A muddy time capsule: Using environmental DNA and geochronology from sediment cores to reconstruct past coastal vegetation dynamics and inform future ecosystem management.

By 02/28/2018Current Projects
HSF 18-2 | Amount: $ 88,690 | Project Leader: A Jones | Project Period: Jul '18 - Jul '21

A project undertaken at The University of Adelaide, and supervised by Alice Jones

Coastal vegetated ecosystems are located at the boundary between land and sea and provide irreplaceable ecosystem services. These ecosystems have undergone rapid and unprecedented degradation due to human impacts, including climate change and sea-level rise. Monitoring change in coastal ecosystems is difficult using traditional methods that generate relatively short-term datasets (~100 years), leading to poor documentation of long-term dynamics. Sediment cores act as `muddy time capsules’, providing records of ecosystem change through time in buried sediment layers that are stored for millennia (see figure 1). DNA traces recovered from sediment cores (as environmental, or ‘e’ DNA) offer a method for studying coastal environmental change over meaningful timescales (1000s of years), and can therefore produce data from prior to large-scale human intervention. Our project combines established sediment dating methods and novel genetic techniques to develop a new evidence base for reconstructing long-term coastal vegetation changes. The results will show how coastal vegetated ecosystems changed in response to past environmental change and human impacts, and will generate insight into the likely responses of these valuable ecosystems to future human activities and climate change. The outcomes will progress coastal change research and inform conservation, restoration and management for coastal vegetated ecosystems.

Figure 1: Conceptual model of coastal ecosystem change over hundreds to thousands of years, and how sediment cores taken at different locations can sample ‘through time’ to capture these dynamics
Figure 2: Schematic showing the process of extracting environmental DNA (‘eDNA’) from different depths through a sediment cores and extracting plant DNA sequences to track vegetation community change over time
Figure 3: Dr Alice Jones and Nicole Foster (PhD candidate at the University of Adelaide) collecting sediment cores from mangrove and saltmarsh areas (with volunteer support)
Figure 4: Nicole Foster working in the lab processing coastal plant reference library samples for eDNA extraction.

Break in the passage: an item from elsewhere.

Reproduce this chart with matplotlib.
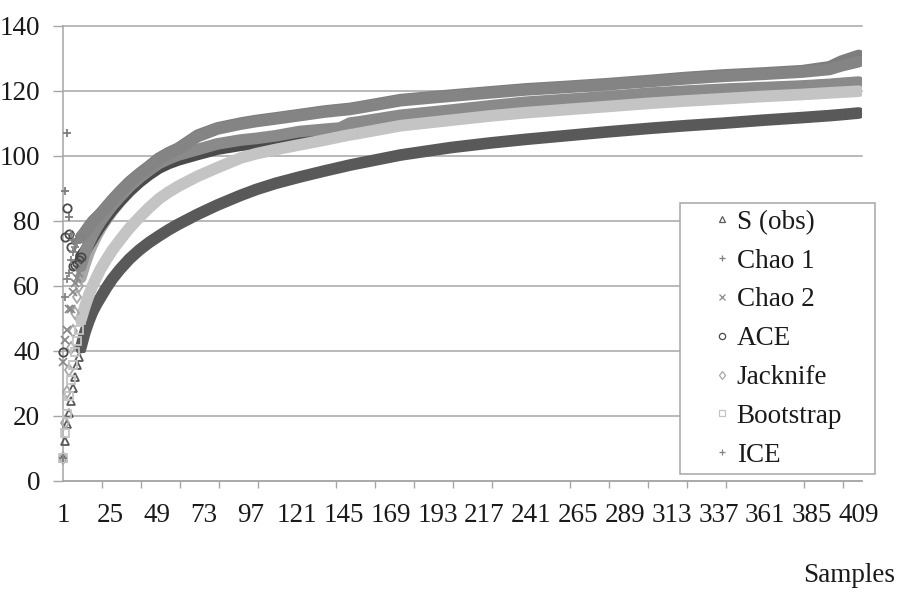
import matplotlib
matplotlib.use("Agg")
import matplotlib.pyplot as plt
from matplotlib.lines import Line2D

plt.rcParams['font.family'] = ['Liberation Serif', 'DejaVu Serif']

# ---- data ----
samples = [1, 2, 3, 4, 5, 6, 7, 8, 9, 10, 12, 14, 16, 18, 20, 23, 26, 30, 35, 40,
           45, 50, 55, 60, 70, 80, 92, 100, 110, 122, 135, 143, 148, 153, 174, 200,
           220, 238, 260, 280, 302, 320, 340, 360, 380, 394, 400, 409]

s_obs = [7, 12.3, 17.5, 21, 24.5, 28.5, 32, 35.5, 38.2, 41, 45.5, 49, 52, 54.3, 56.3,
         59.3, 62, 65, 68.3, 71, 73.3, 75.3, 77.2, 78.9, 82, 84.8, 87.8, 89.6, 91.5,
         93.4, 95.3, 96.4, 97.1, 97.7, 100.2, 102.5, 103.9, 105, 106.2, 107.3, 108.4,
         109.2, 110, 110.9, 111.7, 112.3, 112.6, 113.1]

chao1 = [7, 89, 107, 81, 76, 74, 73.5, 74, 74.5, 75, 76.5, 78.2, 79.8, 81, 82.2,
         84.3, 86.4, 89, 92, 94.5, 96.8, 99.2, 100.9, 102.3, 106.3, 108.5, 110, 110.8,
         111.6, 112.6, 113.7, 114.2, 114.5, 115, 117.2, 118.6, 119.6, 120.5, 121.3,
         122.1, 123.1, 124, 124.8, 125.4, 126.1, 127.3, 129, 130.8]

chao2 = [36.7, 43.3, 46.4, 53, 53, 58, 61, 62.5, 64, 66, 70, 73, 75.5, 77.7, 79.7,
         82.2, 84.6, 87.3, 90.5, 93.2, 95.5, 97.6, 99, 100.2, 101.9, 103.6, 104.8,
         105.3, 106.1, 107.4, 108.1, 108.5, 110, 110.4, 112.4, 114, 115.3, 116.4,
         117.3, 118.1, 119.2, 119.8, 120.4, 120.9, 121.4, 121.9, 122.2, 122.6]

ace = [39.7, 75, 84, 76, 72, 66, 66.5, 67, 68, 69, 70.5, 72.5, 74.5, 76.5, 78.3,
       80.8, 83.2, 86, 89.2, 91.9, 94.2, 96.2, 97.6, 98.7, 100.4, 102, 103.2, 103.7,
       104.5, 105.8, 106.7, 107.2, 109.6, 110, 112, 113.7, 115, 116.1, 117, 117.8,
       118.9, 119.6, 120.2, 120.7, 121.2, 121.7, 122, 122.4]

jackknife = [7, 17.8, 27.4, 34, 41, 46, 51.6, 56.6, 60, 62.5, 66.5, 70, 72.8, 75.3,
             77.5, 80.3, 82.8, 85.8, 89, 91.8, 94.2, 96.2, 97.8, 99, 100.8, 102.6,
             104, 104.6, 105.4, 106.6, 107.5, 108, 108.5, 108.9, 111, 112.7, 114,
             115, 115.9, 116.7, 117.7, 118.4, 119, 119.6, 120.1, 120.6, 120.8, 121.1]

bootstrap = [7, 14.7, 20.5, 26, 31, 35.5, 39.5, 43, 46.5, 49.5, 53.5, 57, 60, 62.5,
             65, 68, 70.8, 74, 77.8, 81, 84, 86.7, 88.8, 90.6, 93.7, 96.3, 99.3,
             100.6, 101.9, 103.3, 104.8, 105.8, 106.4, 106.9, 109.2, 110.9, 112.2,
             113.2, 114.2, 115.1, 116.1, 116.8, 117.5, 118.2, 118.8, 119.3, 119.5, 119.8]

ice = [7, 56.6, 62, 64, 68, 70.5, 72, 73, 74, 74.8, 76.2, 78, 79.5, 80.8, 82,
       84, 86.1, 88.7, 91.7, 94.2, 96.5, 98.9, 100.6, 102, 105.9, 108.2, 109.7,
       110.5, 111.3, 112.3, 113.4, 113.9, 114.2, 114.7, 116.9, 118.3, 119.3, 120.2,
       121, 121.8, 122.8, 123.6, 124.4, 125, 125.7, 126.5, 127.6, 128.9]

series_names = ['S (obs)', 'Chao 1', 'Chao 2', 'ACE', 'Jacknife', 'Bootstrap', 'ICE']
series_values = [s_obs, chao1, chao2, ace, jackknife, bootstrap, ice]

x_label_ticks = [1, 25, 49, 73, 97, 121, 145, 169, 193, 217, 241, 265, 289, 313,
                 337, 361, 385, 409]
x_minor_ticks = list(range(1, 402, 20))
y_ticks = [0, 20, 40, 60, 80, 100, 120, 140]

# ---- styles ----
colors = ['#595959', '#7d7d7d', '#8a8a8a', '#4a4a4a', '#a8a8a8', '#c4c4c4', '#848484']
markers = ['^', '+', 'x', 'o', 'd', 's', '+']
zorders = [2, 7, 5, 4, 3, 6, 8]

W, H = 903, 592
fig = plt.figure(figsize=(W / 100, H / 100), dpi=100)
ax_l, ax_r, ax_t, ax_b = 63.3, 861.7, 25.5, 481.0
ax = fig.add_axes([ax_l / W, 1 - ax_b / H, (ax_r - ax_l) / W, (ax_b - ax_t) / H])
ax.set_xlim(1, 410.5)
ax.set_ylim(0, 140)

n_early = 10
for name, vals, c, m, z in zip(series_names, series_values, colors, markers, zorders):
    # late part: dense markers fuse into a thick band
    ax.plot(samples[n_early - 1:], vals[n_early - 1:], color=c, lw=8.4,
            solid_capstyle='round', solid_joinstyle='round', zorder=z)
    # early part: separate markers
    ax.plot(samples[:n_early], vals[:n_early], linestyle='none', marker=m,
            markersize=6, markerfacecolor='none', markeredgecolor=c,
            markeredgewidth=1.3, zorder=z + 10, clip_on=False)

grid_c = '#a6a6a6'
ax.set_yticks(y_ticks)
ax.set_yticklabels([str(v) for v in y_ticks])
ax.set_xticks(x_label_ticks)
ax.set_xticklabels([str(v) for v in x_label_ticks])
ax.set_xticks(x_minor_ticks, minor=True)
ax.tick_params(axis='y', which='major', direction='out', length=7.2, width=1,
               color=grid_c, pad=9.5, labelsize=19.5, labelcolor='#1a1a1a')
ax.tick_params(axis='x', which='major', length=0, pad=15.5, labelsize=19.5,
               labelcolor='#1a1a1a')
ax.tick_params(axis='x', which='minor', direction='out', length=5, width=1,
               color=grid_c)
ax.yaxis.grid(True, color=grid_c, linewidth=1.1)
ax.set_axisbelow(True)
for gl in ax.yaxis.get_gridlines():
    gl.set_clip_on(False)
for sp in ['top', 'right']:
    ax.spines[sp].set_visible(False)
for sp in ['left', 'bottom']:
    ax.spines[sp].set_color(grid_c)
    ax.spines[sp].set_linewidth(1.1)

handles = [Line2D([], [], linestyle='none', marker=m, markersize=4.5,
                  markerfacecolor='none', markeredgecolor=c, markeredgewidth=0.9)
           for m, c in zip(markers, colors)]
leg = fig.legend(handles, series_names, loc='upper left',
                 bbox_to_anchor=(680 / W, 1 - 476 / H, 195 / W, 273 / H),
                 mode='expand', borderaxespad=0, fontsize=19.5, frameon=True,
                 fancybox=False, framealpha=1, borderpad=0.25, labelspacing=0.51,
                 handlelength=2.575, handletextpad=-0.73, numpoints=1)
leg.get_frame().set_edgecolor(grid_c)
leg.get_frame().set_linewidth(1.1)
for t in leg.get_texts():
    t.set_color('#1a1a1a')

fig.text(895 / W, 1 - 575 / H, 'Samples', ha='right', va='center',
         fontsize=19.5, color='#1a1a1a')

fig.savefig('out.png', dpi=100)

Monitoring coastal ecosystem change has traditionally been done using direct observations and remote sensing. However, such data have limited temporal coverage and their usefulness depends on the same sites being reliably monitored over time. Other evidence sources, such as fossilised pollen, lipid biomarkers and macrofossils can provide a longer-term evidence base but cannot achieve good taxonomic resolution, which limits them to providing general insights on past climate and vegetation types, rather than determining the responses of specific plant species to environmental change and human impacts. Traces of plant DNA preserved in sediment are evidence of the historical presence of plant species, which can be detected by environmental DNA (eDNA). eDNA thus enables palaeoecological reconstruction of past vegetation communities and detection of vegetation change using sediment from core samples, with the potential for reconstruction over hundreds to thousands of years (see figure 2).

Understanding the past to predict the future:

Our overarching aim is to develop a new evidence base for tracking coastal vegetation dynamics in near-shore coastal environments over millennia, which can be used to monitor the response of coastal systems to human impacts and climate change. By understanding how these systems were affected by historical change, we can better predict the impacts of future change.

We will:

  1. Create a South Australian coastal vegetation reference DNA database for reliable taxonomic identification. A taxonomically verified reference database underpins our study, because extracted DNA sequences have little meaning without the ability to match them to species in a reference database.
  2. Reconstruct SA coastal vegetation change and explore links to human impacts and past environmental change. Plant eDNA will be extracted from sediments at different depths (representing different time periods) along each core. This will enable reconstruction of coastal vegetation dynamics over 100s to 1000s of years, which can be examined for signs of major human impacts and effects of previous environmental changes.